### GIVEN INFORMATION
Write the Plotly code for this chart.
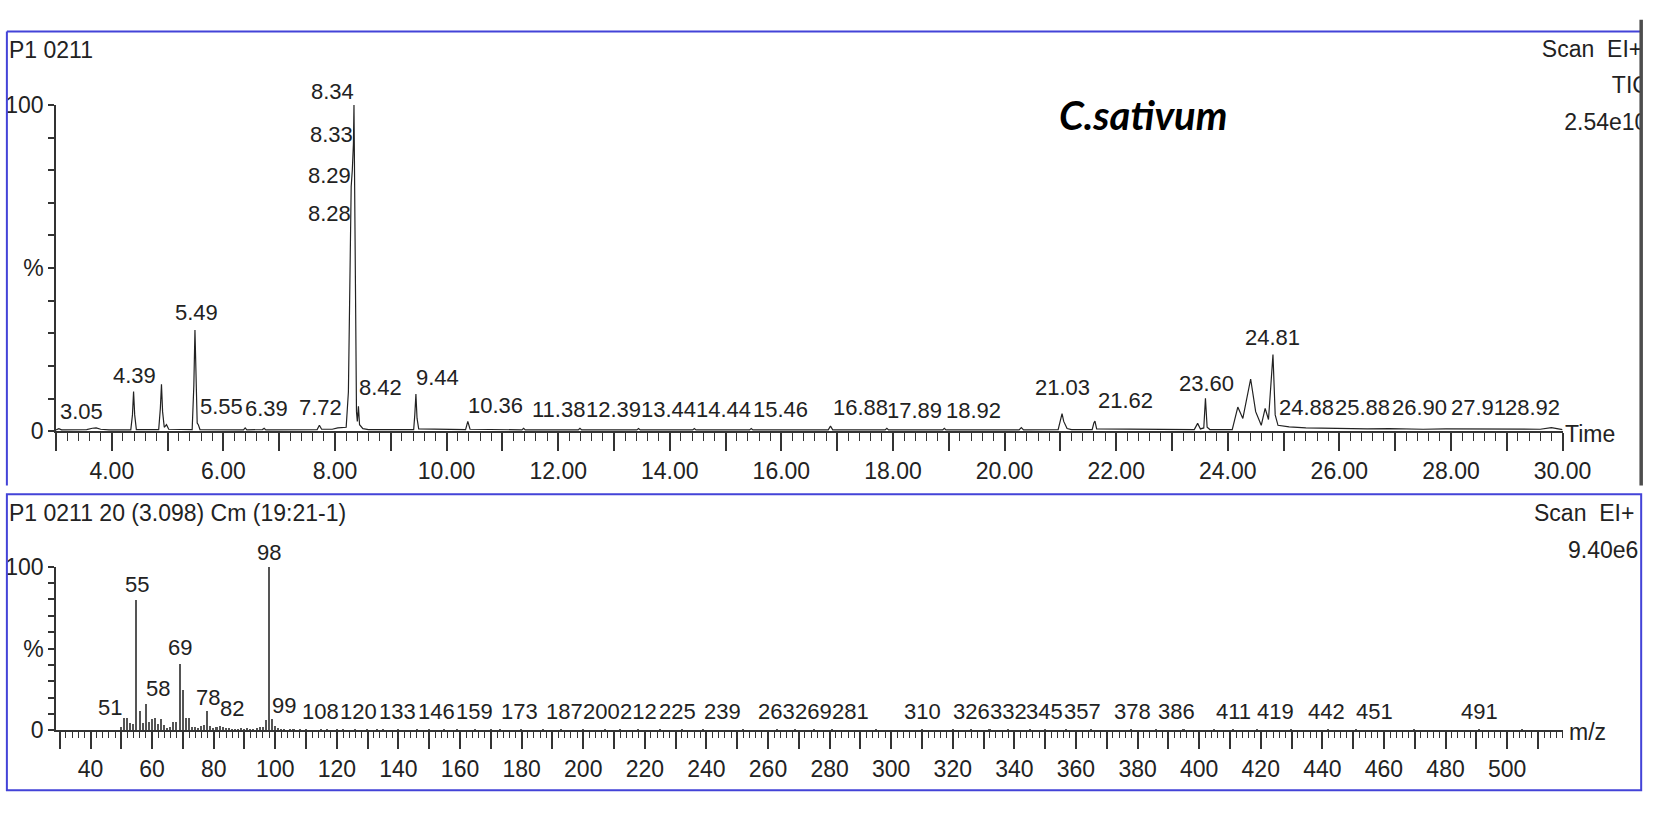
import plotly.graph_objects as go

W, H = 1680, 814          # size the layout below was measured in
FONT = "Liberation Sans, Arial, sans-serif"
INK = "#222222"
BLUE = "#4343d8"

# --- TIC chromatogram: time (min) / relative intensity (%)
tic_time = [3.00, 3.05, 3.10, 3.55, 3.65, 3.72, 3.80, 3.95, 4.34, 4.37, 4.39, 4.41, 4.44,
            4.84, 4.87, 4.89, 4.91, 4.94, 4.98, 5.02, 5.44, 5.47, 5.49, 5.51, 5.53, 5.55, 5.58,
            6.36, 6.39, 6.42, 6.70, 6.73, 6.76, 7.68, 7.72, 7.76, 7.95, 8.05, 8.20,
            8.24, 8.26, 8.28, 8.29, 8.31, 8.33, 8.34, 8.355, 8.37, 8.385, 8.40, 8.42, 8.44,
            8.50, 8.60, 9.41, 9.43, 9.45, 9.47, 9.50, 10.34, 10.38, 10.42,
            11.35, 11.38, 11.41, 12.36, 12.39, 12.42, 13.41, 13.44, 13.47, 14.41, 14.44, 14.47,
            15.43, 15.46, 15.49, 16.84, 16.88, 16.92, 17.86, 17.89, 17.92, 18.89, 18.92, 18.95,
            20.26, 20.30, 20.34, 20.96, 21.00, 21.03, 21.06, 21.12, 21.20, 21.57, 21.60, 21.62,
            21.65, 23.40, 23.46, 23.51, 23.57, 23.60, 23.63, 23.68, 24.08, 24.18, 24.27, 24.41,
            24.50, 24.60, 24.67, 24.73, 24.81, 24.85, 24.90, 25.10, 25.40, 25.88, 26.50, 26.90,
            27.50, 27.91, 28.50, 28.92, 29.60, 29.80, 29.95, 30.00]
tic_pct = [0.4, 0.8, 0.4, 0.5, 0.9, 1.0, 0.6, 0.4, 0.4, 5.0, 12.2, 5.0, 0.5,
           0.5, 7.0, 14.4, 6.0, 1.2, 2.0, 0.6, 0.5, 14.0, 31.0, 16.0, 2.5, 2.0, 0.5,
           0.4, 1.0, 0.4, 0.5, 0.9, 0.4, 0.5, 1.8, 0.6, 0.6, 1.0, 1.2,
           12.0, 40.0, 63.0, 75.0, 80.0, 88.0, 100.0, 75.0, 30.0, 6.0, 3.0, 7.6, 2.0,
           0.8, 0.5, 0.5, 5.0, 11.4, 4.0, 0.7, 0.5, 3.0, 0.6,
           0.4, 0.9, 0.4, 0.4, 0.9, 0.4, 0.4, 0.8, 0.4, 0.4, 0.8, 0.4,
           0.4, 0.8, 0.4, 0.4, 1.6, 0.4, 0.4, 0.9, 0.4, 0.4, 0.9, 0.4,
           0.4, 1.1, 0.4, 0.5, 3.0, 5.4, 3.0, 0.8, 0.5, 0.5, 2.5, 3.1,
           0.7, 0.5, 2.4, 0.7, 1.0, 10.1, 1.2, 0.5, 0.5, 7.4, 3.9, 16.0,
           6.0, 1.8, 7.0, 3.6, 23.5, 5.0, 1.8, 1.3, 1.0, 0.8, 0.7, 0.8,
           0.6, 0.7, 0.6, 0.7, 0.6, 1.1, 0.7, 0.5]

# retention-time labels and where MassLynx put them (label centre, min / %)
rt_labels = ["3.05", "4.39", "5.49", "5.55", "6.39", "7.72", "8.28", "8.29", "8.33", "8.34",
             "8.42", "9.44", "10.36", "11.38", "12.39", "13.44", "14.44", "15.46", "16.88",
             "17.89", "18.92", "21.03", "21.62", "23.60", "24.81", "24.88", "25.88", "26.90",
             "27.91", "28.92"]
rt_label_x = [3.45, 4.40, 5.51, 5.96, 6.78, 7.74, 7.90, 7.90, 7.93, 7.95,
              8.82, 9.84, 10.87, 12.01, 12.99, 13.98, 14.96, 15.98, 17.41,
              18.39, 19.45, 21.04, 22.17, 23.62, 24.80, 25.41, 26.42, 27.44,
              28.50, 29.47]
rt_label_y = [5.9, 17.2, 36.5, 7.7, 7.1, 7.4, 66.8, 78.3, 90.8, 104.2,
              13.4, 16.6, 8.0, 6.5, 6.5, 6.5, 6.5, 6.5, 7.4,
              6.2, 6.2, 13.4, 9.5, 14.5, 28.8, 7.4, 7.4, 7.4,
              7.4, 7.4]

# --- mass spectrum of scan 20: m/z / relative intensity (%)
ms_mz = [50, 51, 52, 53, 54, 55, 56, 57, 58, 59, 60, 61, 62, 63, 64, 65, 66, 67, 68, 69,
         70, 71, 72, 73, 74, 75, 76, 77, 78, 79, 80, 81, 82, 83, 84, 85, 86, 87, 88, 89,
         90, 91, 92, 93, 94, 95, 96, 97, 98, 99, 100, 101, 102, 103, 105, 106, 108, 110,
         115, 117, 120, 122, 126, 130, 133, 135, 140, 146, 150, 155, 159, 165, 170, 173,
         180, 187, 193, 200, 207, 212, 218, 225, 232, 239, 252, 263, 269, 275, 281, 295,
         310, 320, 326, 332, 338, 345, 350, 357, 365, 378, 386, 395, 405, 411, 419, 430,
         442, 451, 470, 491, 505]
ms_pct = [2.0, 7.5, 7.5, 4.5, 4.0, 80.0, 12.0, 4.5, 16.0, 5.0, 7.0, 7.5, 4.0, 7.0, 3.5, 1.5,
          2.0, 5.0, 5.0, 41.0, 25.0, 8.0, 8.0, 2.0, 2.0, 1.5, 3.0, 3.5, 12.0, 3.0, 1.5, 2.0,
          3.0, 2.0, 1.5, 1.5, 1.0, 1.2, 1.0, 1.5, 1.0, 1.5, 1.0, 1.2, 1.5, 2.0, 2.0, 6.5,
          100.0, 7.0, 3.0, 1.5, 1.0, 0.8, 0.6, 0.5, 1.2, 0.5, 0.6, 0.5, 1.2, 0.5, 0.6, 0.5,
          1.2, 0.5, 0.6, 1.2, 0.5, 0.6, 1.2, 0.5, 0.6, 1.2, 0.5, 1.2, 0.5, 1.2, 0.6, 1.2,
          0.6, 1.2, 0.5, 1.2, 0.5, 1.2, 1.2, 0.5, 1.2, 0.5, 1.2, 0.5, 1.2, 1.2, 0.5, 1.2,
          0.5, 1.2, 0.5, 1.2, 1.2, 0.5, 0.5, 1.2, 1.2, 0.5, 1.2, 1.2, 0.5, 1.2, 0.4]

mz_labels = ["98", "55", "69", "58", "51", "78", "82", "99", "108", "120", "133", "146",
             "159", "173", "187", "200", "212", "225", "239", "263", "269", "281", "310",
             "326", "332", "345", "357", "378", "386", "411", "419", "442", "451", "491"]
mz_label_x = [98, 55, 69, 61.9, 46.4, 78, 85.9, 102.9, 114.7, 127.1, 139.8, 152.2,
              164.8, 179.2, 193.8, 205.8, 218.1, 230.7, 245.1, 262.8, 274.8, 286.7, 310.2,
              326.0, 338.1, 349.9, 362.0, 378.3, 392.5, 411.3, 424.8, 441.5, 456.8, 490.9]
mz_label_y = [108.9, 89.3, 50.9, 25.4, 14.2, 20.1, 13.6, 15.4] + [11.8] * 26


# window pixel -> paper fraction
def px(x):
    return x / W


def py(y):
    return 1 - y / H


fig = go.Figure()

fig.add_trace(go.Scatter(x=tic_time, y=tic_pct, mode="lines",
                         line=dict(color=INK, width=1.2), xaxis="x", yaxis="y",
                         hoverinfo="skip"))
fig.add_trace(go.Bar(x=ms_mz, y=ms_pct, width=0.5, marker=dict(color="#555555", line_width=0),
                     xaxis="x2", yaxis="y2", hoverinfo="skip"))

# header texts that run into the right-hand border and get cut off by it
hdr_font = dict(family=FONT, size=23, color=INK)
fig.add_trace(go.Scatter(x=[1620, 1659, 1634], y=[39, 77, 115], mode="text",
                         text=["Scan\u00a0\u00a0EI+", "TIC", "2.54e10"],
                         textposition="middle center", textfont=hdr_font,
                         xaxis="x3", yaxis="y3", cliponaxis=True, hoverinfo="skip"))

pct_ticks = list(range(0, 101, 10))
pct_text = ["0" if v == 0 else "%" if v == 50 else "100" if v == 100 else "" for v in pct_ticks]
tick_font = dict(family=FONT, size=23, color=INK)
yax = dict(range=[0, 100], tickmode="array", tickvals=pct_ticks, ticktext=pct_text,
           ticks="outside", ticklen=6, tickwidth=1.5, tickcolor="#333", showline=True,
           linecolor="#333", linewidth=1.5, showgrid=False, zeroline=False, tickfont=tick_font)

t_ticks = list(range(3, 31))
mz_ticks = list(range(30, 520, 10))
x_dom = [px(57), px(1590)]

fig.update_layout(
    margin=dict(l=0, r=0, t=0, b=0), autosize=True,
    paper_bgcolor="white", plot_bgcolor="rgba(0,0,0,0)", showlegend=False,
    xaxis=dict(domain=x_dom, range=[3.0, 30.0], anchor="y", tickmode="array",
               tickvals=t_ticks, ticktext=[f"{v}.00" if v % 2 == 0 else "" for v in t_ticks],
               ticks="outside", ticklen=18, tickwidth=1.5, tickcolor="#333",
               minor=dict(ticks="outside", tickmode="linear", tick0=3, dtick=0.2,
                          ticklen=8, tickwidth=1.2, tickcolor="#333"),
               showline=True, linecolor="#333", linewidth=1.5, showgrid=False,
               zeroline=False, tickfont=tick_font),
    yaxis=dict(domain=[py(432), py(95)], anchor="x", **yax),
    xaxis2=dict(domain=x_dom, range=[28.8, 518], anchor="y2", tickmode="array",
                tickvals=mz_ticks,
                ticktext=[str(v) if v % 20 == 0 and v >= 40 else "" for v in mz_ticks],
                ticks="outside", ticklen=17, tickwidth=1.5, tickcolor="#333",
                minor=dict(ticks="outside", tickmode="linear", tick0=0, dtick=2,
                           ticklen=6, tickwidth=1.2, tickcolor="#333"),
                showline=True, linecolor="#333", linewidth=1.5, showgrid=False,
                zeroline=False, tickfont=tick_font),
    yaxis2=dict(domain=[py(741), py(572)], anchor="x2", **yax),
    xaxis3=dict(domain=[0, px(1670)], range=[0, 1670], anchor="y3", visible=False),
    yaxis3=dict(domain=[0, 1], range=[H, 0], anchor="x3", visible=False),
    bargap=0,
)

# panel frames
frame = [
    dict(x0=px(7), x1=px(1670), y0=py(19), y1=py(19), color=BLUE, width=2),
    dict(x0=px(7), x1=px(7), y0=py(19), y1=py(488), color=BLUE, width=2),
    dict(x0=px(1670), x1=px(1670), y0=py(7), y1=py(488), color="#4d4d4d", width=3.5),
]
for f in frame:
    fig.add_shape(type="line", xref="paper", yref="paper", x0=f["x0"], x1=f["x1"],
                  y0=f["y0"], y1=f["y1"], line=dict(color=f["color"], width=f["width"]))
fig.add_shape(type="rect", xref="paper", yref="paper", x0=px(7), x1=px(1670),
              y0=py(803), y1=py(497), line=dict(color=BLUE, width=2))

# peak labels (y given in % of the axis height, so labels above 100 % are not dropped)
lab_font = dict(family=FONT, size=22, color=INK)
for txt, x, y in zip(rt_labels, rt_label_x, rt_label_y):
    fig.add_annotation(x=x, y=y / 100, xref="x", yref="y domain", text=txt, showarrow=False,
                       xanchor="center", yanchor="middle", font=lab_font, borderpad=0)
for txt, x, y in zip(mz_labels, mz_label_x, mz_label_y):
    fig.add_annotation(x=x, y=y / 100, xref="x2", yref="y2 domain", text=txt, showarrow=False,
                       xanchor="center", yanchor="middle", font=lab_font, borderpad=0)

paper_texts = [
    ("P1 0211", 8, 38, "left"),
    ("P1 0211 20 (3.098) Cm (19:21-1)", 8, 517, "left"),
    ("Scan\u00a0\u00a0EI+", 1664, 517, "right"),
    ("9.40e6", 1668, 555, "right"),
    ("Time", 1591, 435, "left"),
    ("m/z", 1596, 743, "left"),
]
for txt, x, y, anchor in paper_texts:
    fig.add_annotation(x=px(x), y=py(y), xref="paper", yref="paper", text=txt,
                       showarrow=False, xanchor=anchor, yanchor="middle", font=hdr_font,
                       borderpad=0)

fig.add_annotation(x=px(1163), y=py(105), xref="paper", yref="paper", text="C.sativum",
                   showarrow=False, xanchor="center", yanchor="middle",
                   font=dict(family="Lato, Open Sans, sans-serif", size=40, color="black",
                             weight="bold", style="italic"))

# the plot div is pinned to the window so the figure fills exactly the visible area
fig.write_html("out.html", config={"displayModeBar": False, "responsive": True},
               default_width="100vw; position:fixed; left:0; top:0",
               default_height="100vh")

### WORK TO COMPLETE
Omit the pictures, then repeat exactly each line from the beginning of the listing through the line with "0.6, 0.7, 0.6, 0.7, 0.6, 1.1, 0.7, 0.5]".

### FULL RESPONSE
Write the Plotly code for this chart.
import plotly.graph_objects as go

W, H = 1680, 814          # size the layout below was measured in
FONT = "Liberation Sans, Arial, sans-serif"
INK = "#222222"
BLUE = "#4343d8"

# --- TIC chromatogram: time (min) / relative intensity (%)
tic_time = [3.00, 3.05, 3.10, 3.55, 3.65, 3.72, 3.80, 3.95, 4.34, 4.37, 4.39, 4.41, 4.44,
            4.84, 4.87, 4.89, 4.91, 4.94, 4.98, 5.02, 5.44, 5.47, 5.49, 5.51, 5.53, 5.55, 5.58,
            6.36, 6.39, 6.42, 6.70, 6.73, 6.76, 7.68, 7.72, 7.76, 7.95, 8.05, 8.20,
            8.24, 8.26, 8.28, 8.29, 8.31, 8.33, 8.34, 8.355, 8.37, 8.385, 8.40, 8.42, 8.44,
            8.50, 8.60, 9.41, 9.43, 9.45, 9.47, 9.50, 10.34, 10.38, 10.42,
            11.35, 11.38, 11.41, 12.36, 12.39, 12.42, 13.41, 13.44, 13.47, 14.41, 14.44, 14.47,
            15.43, 15.46, 15.49, 16.84, 16.88, 16.92, 17.86, 17.89, 17.92, 18.89, 18.92, 18.95,
            20.26, 20.30, 20.34, 20.96, 21.00, 21.03, 21.06, 21.12, 21.20, 21.57, 21.60, 21.62,
            21.65, 23.40, 23.46, 23.51, 23.57, 23.60, 23.63, 23.68, 24.08, 24.18, 24.27, 24.41,
            24.50, 24.60, 24.67, 24.73, 24.81, 24.85, 24.90, 25.10, 25.40, 25.88, 26.50, 26.90,
            27.50, 27.91, 28.50, 28.92, 29.60, 29.80, 29.95, 30.00]
tic_pct = [0.4, 0.8, 0.4, 0.5, 0.9, 1.0, 0.6, 0.4, 0.4, 5.0, 12.2, 5.0, 0.5,
           0.5, 7.0, 14.4, 6.0, 1.2, 2.0, 0.6, 0.5, 14.0, 31.0, 16.0, 2.5, 2.0, 0.5,
           0.4, 1.0, 0.4, 0.5, 0.9, 0.4, 0.5, 1.8, 0.6, 0.6, 1.0, 1.2,
           12.0, 40.0, 63.0, 75.0, 80.0, 88.0, 100.0, 75.0, 30.0, 6.0, 3.0, 7.6, 2.0,
           0.8, 0.5, 0.5, 5.0, 11.4, 4.0, 0.7, 0.5, 3.0, 0.6,
           0.4, 0.9, 0.4, 0.4, 0.9, 0.4, 0.4, 0.8, 0.4, 0.4, 0.8, 0.4,
           0.4, 0.8, 0.4, 0.4, 1.6, 0.4, 0.4, 0.9, 0.4, 0.4, 0.9, 0.4,
           0.4, 1.1, 0.4, 0.5, 3.0, 5.4, 3.0, 0.8, 0.5, 0.5, 2.5, 3.1,
           0.7, 0.5, 2.4, 0.7, 1.0, 10.1, 1.2, 0.5, 0.5, 7.4, 3.9, 16.0,
           6.0, 1.8, 7.0, 3.6, 23.5, 5.0, 1.8, 1.3, 1.0, 0.8, 0.7, 0.8,
           0.6, 0.7, 0.6, 0.7, 0.6, 1.1, 0.7, 0.5]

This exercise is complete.